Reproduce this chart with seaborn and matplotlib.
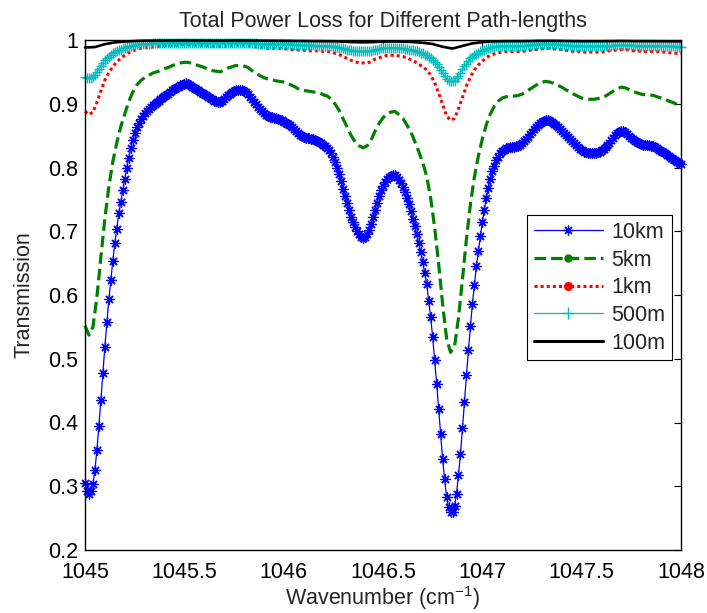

..............................

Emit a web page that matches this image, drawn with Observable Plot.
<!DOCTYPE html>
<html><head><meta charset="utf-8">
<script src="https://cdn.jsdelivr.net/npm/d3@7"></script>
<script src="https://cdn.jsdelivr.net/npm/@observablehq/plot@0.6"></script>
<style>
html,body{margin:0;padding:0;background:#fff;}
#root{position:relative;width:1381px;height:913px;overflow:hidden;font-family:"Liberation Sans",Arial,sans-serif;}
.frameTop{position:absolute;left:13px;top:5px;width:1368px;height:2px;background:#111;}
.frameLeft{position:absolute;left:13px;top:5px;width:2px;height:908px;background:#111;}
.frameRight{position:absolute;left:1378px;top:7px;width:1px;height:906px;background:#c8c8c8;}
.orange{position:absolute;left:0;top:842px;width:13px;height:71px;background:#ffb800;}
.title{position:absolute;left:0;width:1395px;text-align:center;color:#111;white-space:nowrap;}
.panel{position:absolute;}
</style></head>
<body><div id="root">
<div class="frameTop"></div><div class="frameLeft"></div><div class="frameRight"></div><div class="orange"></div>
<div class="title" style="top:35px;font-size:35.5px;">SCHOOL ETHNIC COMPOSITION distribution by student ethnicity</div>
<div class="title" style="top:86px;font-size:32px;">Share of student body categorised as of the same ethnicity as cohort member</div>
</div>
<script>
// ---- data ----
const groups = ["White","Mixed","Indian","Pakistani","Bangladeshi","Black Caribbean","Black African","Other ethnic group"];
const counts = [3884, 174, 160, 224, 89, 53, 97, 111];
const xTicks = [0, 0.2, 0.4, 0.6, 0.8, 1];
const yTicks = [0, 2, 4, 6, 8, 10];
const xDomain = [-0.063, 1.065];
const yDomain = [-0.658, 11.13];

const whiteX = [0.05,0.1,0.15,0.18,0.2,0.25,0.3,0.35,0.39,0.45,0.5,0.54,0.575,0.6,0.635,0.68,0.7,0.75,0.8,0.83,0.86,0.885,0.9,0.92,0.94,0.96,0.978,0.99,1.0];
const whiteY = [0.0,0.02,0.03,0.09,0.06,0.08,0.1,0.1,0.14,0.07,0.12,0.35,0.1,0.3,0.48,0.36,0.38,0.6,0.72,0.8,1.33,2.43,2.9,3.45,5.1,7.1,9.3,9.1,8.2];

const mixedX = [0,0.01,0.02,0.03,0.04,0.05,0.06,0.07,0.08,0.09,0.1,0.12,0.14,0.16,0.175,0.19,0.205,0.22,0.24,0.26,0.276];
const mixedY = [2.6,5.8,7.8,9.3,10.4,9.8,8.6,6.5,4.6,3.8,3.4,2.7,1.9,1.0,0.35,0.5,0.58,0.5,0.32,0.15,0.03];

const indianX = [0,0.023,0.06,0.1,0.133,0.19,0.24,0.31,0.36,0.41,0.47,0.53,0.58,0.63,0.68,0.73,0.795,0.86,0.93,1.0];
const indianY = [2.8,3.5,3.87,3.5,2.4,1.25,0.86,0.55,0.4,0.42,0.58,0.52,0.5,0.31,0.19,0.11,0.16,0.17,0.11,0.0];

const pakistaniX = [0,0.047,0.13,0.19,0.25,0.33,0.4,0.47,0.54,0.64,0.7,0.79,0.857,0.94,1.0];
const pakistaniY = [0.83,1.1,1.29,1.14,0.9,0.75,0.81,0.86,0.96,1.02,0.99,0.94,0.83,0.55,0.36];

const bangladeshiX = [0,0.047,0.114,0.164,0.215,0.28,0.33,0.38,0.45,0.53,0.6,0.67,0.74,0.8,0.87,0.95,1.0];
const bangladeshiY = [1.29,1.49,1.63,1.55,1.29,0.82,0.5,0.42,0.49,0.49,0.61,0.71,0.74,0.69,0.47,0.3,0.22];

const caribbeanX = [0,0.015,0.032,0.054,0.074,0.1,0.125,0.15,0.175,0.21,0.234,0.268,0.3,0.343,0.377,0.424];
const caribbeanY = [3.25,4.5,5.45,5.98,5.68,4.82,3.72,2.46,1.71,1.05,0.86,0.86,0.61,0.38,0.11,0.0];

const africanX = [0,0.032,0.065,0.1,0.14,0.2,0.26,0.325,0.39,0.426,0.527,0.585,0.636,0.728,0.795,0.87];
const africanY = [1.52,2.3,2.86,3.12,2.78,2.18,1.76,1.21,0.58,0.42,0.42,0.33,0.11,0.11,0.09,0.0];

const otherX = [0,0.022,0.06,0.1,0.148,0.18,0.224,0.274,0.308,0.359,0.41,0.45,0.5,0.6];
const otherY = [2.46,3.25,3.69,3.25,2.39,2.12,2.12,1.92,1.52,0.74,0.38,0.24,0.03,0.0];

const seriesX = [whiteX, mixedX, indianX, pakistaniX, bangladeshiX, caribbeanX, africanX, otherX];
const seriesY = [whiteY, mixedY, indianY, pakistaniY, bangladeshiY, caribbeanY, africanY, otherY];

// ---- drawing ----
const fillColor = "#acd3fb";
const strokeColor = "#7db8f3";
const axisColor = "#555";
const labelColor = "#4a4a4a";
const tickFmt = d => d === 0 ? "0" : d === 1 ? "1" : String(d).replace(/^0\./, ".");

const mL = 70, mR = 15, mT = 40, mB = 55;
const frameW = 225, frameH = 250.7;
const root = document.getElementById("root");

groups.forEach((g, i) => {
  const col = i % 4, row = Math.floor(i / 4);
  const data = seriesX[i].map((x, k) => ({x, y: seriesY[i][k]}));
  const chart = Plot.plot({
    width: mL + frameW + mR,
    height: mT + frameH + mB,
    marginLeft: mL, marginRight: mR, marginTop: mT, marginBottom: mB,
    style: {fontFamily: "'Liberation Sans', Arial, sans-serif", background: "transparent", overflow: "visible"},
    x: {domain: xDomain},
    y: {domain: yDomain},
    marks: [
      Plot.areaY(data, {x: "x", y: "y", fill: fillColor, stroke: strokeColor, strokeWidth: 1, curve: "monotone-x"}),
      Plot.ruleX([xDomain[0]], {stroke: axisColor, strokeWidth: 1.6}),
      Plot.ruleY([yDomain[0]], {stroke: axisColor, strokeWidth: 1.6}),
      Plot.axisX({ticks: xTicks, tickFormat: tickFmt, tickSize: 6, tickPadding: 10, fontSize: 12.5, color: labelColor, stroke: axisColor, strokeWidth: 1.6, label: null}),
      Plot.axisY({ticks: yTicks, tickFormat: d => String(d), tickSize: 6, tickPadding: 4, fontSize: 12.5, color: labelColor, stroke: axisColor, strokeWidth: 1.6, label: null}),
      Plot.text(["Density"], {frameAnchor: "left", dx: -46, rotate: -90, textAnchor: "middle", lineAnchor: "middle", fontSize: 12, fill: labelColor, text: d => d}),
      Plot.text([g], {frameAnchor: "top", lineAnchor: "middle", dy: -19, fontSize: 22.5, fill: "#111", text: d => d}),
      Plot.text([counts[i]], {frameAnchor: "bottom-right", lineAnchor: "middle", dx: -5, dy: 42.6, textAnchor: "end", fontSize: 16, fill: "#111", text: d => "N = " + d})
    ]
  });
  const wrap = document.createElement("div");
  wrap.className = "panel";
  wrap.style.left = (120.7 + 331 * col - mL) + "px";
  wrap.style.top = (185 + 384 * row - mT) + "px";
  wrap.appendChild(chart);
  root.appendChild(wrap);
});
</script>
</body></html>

..............................

* _WRITTEN INSTRUCTION_: What is wanted is an exact copy of the lines from the line containing "Emit a web page" to the line containing "const yDomain = [-0.658, 11.13];", both lines included, and of no other line.

* _CORRECT RESULT_:
Emit a web page that matches this image, drawn with Observable Plot.
<!DOCTYPE html>
<html><head><meta charset="utf-8">
<script src="https://cdn.jsdelivr.net/npm/d3@7"></script>
<script src="https://cdn.jsdelivr.net/npm/@observablehq/plot@0.6"></script>
<style>
html,body{margin:0;padding:0;background:#fff;}
#root{position:relative;width:1381px;height:913px;overflow:hidden;font-family:"Liberation Sans",Arial,sans-serif;}
.frameTop{position:absolute;left:13px;top:5px;width:1368px;height:2px;background:#111;}
.frameLeft{position:absolute;left:13px;top:5px;width:2px;height:908px;background:#111;}
.frameRight{position:absolute;left:1378px;top:7px;width:1px;height:906px;background:#c8c8c8;}
.orange{position:absolute;left:0;top:842px;width:13px;height:71px;background:#ffb800;}
.title{position:absolute;left:0;width:1395px;text-align:center;color:#111;white-space:nowrap;}
.panel{position:absolute;}
</style></head>
<body><div id="root">
<div class="frameTop"></div><div class="frameLeft"></div><div class="frameRight"></div><div class="orange"></div>
<div class="title" style="top:35px;font-size:35.5px;">SCHOOL ETHNIC COMPOSITION distribution by student ethnicity</div>
<div class="title" style="top:86px;font-size:32px;">Share of student body categorised as of the same ethnicity as cohort member</div>
</div>
<script>
// ---- data ----
const groups = ["White","Mixed","Indian","Pakistani","Bangladeshi","Black Caribbean","Black African","Other ethnic group"];
const counts = [3884, 174, 160, 224, 89, 53, 97, 111];
const xTicks = [0, 0.2, 0.4, 0.6, 0.8, 1];
const yTicks = [0, 2, 4, 6, 8, 10];
const xDomain = [-0.063, 1.065];
const yDomain = [-0.658, 11.13];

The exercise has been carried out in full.